Air Force Pumped Money Into Trump’s Golf Resort As Helicopter Shuttle To Resort Flopped

The U.S. Air Force was spending nearly $200,000 at President Donald Trump’s Turnberry golf resort as his own helicopter shuttle service to the club was failing, according to financial filings. 

The Trump Organization’s DT Connect Europe Limited travel service registered at Turnberry was doing so poorly that it shipped its helicopter back to the U.S., The Scotsman reported.

The Air Force contract to refuel military planes at Glasgow Prestwick Airport near Trump’s Scottish resort as service members stayed at Turnberry is being investigated by the House Oversight Committee and the military. The committee is probing whether the arrangement was an attempt to use taxpayer funds to bail out the struggling Turnberry and the financially ailing airport. Prestwick, owned by the Scottish government, is a key transportation pipeline to Turnberry.
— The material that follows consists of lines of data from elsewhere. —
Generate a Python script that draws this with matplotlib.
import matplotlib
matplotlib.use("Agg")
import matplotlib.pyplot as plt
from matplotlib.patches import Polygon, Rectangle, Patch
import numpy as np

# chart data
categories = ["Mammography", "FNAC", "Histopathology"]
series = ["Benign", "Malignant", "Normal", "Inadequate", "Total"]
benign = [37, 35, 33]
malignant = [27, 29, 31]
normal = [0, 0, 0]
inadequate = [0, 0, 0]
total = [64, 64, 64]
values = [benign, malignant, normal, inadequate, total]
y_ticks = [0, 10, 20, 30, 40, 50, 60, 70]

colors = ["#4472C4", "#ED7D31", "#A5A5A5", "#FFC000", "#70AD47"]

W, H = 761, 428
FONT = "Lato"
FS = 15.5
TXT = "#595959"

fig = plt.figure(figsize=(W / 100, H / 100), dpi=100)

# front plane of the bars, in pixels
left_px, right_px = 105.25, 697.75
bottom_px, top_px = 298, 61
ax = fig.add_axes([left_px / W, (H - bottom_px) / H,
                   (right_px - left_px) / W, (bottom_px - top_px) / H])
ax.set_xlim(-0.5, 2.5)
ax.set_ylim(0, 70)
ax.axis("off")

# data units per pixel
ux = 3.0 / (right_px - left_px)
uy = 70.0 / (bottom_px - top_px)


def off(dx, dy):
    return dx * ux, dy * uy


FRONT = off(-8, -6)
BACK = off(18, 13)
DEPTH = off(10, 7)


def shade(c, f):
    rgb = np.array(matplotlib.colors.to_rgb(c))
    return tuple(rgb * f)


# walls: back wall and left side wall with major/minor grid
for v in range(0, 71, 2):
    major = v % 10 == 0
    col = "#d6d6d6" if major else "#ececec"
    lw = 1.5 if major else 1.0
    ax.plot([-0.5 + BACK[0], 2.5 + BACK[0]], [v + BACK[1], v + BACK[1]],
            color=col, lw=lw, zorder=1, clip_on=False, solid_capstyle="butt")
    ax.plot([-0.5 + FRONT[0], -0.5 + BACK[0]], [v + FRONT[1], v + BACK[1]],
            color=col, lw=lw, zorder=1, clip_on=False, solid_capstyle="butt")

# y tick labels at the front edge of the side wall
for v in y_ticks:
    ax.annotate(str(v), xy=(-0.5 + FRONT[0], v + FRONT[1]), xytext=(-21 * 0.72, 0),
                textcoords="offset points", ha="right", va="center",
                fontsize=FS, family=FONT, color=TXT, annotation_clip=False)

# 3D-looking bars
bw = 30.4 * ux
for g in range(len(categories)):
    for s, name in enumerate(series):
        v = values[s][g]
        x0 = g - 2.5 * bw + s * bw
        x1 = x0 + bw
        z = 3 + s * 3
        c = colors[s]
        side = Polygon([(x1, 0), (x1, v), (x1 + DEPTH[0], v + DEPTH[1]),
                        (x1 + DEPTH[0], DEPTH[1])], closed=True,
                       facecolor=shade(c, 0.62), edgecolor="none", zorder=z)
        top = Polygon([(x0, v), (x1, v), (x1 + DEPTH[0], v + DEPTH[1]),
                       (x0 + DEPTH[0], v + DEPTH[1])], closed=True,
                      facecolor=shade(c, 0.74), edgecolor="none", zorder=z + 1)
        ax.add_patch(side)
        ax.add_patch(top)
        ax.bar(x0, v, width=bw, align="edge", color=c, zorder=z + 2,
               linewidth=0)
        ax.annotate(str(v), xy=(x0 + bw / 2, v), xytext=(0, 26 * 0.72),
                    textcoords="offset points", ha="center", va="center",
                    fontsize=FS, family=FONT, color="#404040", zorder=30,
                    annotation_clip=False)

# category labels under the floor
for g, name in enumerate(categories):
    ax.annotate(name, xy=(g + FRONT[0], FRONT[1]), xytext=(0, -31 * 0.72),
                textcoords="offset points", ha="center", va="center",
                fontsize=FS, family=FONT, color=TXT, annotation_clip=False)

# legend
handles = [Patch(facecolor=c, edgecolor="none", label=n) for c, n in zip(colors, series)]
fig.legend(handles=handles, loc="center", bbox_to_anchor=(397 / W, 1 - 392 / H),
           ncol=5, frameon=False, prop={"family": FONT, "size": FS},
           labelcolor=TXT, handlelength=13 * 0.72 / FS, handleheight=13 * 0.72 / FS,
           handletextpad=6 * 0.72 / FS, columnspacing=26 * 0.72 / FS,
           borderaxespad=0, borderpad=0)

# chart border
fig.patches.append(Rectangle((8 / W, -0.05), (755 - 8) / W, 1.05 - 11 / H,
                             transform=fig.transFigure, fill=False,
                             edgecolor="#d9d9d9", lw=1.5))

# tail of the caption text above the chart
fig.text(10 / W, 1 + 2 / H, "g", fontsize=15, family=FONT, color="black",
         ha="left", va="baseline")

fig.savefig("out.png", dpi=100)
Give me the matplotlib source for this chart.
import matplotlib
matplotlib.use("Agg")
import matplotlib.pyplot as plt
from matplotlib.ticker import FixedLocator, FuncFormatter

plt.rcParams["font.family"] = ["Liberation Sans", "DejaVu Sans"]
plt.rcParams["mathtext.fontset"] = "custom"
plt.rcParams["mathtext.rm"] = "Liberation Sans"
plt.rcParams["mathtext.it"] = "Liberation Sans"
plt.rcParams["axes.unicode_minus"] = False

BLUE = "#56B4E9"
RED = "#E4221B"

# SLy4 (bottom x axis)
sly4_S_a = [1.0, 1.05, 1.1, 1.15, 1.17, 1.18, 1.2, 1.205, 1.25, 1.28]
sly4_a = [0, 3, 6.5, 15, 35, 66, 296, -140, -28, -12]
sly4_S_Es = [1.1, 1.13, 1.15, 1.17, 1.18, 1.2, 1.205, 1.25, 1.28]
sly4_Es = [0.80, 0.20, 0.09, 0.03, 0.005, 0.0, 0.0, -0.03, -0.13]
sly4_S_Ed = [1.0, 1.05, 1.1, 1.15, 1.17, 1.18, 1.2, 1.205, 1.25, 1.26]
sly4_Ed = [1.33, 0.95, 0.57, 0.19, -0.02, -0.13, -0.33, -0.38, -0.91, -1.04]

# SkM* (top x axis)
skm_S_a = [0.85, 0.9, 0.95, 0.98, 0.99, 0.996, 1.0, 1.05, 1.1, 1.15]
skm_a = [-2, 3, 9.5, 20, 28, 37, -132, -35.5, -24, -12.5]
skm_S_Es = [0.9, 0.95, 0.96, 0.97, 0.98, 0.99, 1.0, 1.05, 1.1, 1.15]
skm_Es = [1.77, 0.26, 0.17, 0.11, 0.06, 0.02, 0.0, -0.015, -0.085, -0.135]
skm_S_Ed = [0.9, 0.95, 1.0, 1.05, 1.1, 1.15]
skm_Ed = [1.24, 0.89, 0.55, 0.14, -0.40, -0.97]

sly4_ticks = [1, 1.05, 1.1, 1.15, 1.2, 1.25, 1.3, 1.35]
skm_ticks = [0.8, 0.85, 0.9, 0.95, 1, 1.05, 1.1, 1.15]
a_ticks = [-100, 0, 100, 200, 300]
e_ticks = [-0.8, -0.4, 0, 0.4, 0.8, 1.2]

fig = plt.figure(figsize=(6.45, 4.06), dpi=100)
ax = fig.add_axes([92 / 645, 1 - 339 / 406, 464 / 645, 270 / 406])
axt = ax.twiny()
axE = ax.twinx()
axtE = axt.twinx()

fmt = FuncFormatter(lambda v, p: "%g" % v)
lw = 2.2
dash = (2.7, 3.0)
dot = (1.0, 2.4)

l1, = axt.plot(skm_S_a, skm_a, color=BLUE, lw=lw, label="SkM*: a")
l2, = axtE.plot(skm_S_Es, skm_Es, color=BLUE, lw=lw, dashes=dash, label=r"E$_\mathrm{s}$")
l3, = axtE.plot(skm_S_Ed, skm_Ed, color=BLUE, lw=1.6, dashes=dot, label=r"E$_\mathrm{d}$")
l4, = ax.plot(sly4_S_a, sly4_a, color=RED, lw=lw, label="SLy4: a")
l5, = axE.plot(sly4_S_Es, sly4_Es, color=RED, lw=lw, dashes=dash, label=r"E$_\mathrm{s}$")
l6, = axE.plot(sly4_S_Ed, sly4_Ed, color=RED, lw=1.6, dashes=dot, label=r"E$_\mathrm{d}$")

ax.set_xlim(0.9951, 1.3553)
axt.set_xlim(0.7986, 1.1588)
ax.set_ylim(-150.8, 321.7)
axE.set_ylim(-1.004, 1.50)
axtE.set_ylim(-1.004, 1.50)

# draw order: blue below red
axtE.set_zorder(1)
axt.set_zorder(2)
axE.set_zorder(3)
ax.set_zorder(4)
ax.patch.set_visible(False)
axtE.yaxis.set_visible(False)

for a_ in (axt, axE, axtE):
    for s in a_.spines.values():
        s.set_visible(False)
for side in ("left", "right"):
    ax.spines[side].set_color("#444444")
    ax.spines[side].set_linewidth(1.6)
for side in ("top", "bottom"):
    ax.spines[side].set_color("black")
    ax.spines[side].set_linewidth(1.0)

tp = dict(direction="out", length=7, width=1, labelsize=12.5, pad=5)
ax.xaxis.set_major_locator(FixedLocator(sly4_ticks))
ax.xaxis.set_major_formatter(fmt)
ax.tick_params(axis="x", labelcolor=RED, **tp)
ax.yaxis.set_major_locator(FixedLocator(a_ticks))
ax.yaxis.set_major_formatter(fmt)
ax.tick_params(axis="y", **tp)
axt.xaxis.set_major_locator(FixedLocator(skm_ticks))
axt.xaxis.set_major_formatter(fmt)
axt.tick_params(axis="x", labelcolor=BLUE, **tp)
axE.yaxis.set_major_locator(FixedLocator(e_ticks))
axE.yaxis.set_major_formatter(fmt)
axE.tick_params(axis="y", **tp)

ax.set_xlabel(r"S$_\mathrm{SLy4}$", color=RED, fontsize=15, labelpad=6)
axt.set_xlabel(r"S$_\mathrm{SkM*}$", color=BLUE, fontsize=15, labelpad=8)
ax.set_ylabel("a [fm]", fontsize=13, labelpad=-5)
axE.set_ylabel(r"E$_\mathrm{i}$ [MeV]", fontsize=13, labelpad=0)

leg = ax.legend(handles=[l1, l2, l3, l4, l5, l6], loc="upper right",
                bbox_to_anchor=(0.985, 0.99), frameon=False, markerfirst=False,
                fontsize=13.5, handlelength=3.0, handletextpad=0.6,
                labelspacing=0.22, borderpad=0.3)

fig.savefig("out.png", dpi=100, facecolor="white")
Trump launched the DT Connect service with the ultra-luxe Sikorsky S-76B helicopter in 2014. He announced at the time it would “connect the three dots” of his two Scottish golf resorts as well as his hotel in Doonbeg in Ireland.

But golf clients weren’t enough to keep the Sikorsky flying, so the helicopter was largely rented out for others to use, according to The Scotsman. But it’s now back in the U.S. and no longer registered in the United Kingdom, according to the newspaper — even though Trump Aviation still boasts of its fleet of three Sikorskys, based in Florida, New York and Scotland.

Trump’s 2018 financial disclosure listed the value of DT Connect in Turnberry at between $1 million and $5 million with a “rental income” of between $100,000 and $1 million. But according to business records filed with the U.K., its most recent profit and loss figure stood at a negative $120 million, which could mean the helicopter has been transferred out of the business.

The helicopter service became even less popular after Trump became president, The Scotsman reported. The director of a charter company that operated the Sikorsky for DT Connect said clients were eventually given the option to cover up the “Trump” name on the helicopter in a bid to boost business.

“In America, Trump is a brand,” Richard Stubbs of Cardinal Helicopter Services, which had a contract to fly the Sikorsky, told The Scotsman. “Obviously over here, it’s the focus of people’s anger, sometimes, so we operated with or without the name.”